---------- Data
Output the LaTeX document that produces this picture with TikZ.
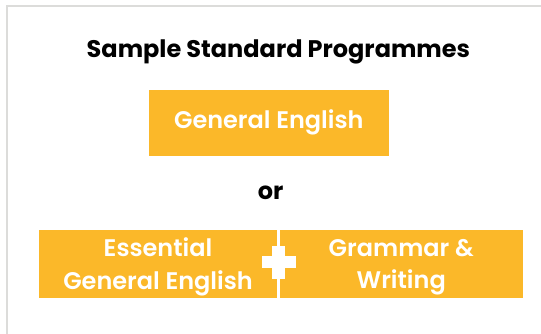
\documentclass[tikz,border=0pt]{standalone}
\usepackage{fontspec}
\setmainfont{Poppins}
\newfontfamily\popsemi{Poppins SemiBold}
\usepackage{tikz}
\definecolor{progorange}{HTML}{FBB829}
\definecolor{framegray}{HTML}{DCDCDA}
\tikzstyle{progbox}=[fill=progorange,text=white,inner sep=0pt,align=center,
          font=\popsemi\fontsize{24}{32.6}\selectfont]
\tikzstyle{headtext}=[anchor=base,font=\bfseries\fontsize{24}{28}\selectfont]

\begin{document}
\begin{tikzpicture}[x=1pt,y=-1pt]
          \useasboundingbox (0,0) rectangle (541,334);
          \draw[framegray,line width=2pt] (6.5,334) -- (6.5,6.5) -- (541,6.5);
          \node[headtext] (title) at (278.4,57.3) {Sample Standard Programmes};
          \node[progbox,minimum width=239.6pt,minimum height=65.7pt] (general) at (268.8,122.85) {General English};
          \node[headtext] (or) at (270.7,199) {or};
          \node[progbox,minimum width=238pt,minimum height=67.7pt,text depth=0pt] (essential) at (158,263.85) {Essential\\General English};
          \node[progbox,minimum width=242.5pt,minimum height=67.7pt,text depth=0pt] (grammar) at (401.25,263.85) {Grammar \&\\Writing};
          % plus sign between the two boxes
          \fill[white] (262,256) rectangle (295.5,267.7);
          \fill[white] (272.4,246) rectangle (284.5,279.3);
        \end{tikzpicture}
\end{document}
--------------------
Print out the material word for word, omitting the pictures.

Output the LaTeX document that produces this picture with TikZ.
\documentclass[tikz,border=0pt]{standalone}
\usepackage{fontspec}
\setmainfont{Poppins}
\newfontfamily\popsemi{Poppins SemiBold}
\usepackage{tikz}
\definecolor{progorange}{HTML}{FBB829}
\definecolor{framegray}{HTML}{DCDCDA}
\tikzstyle{progbox}=[fill=progorange,text=white,inner sep=0pt,align=center,
          font=\popsemi\fontsize{24}{32.6}\selectfont]
\tikzstyle{headtext}=[anchor=base,font=\bfseries\fontsize{24}{28}\selectfont]

\begin{document}
\begin{tikzpicture}[x=1pt,y=-1pt]
          \useasboundingbox (0,0) rectangle (541,334);
          \draw[framegray,line width=2pt] (6.5,334) -- (6.5,6.5) -- (541,6.5);
          \node[headtext] (title) at (278.4,57.3) {Sample Standard Programmes};
          \node[progbox,minimum width=239.6pt,minimum height=65.7pt] (general) at (268.8,122.85) {General English};
          \node[headtext] (or) at (270.7,199) {or};
          \node[progbox,minimum width=238pt,minimum height=67.7pt,text depth=0pt] (essential) at (158,263.85) {Essential\\General English};
          \node[progbox,minimum width=242.5pt,minimum height=67.7pt,text depth=0pt] (grammar) at (401.25,263.85) {Grammar \&\\Writing};
          % plus sign between the two boxes
          \fill[white] (262,256) rectangle (295.5,267.7);
          \fill[white] (272.4,246) rectangle (284.5,279.3);
        \end{tikzpicture}
\end{document}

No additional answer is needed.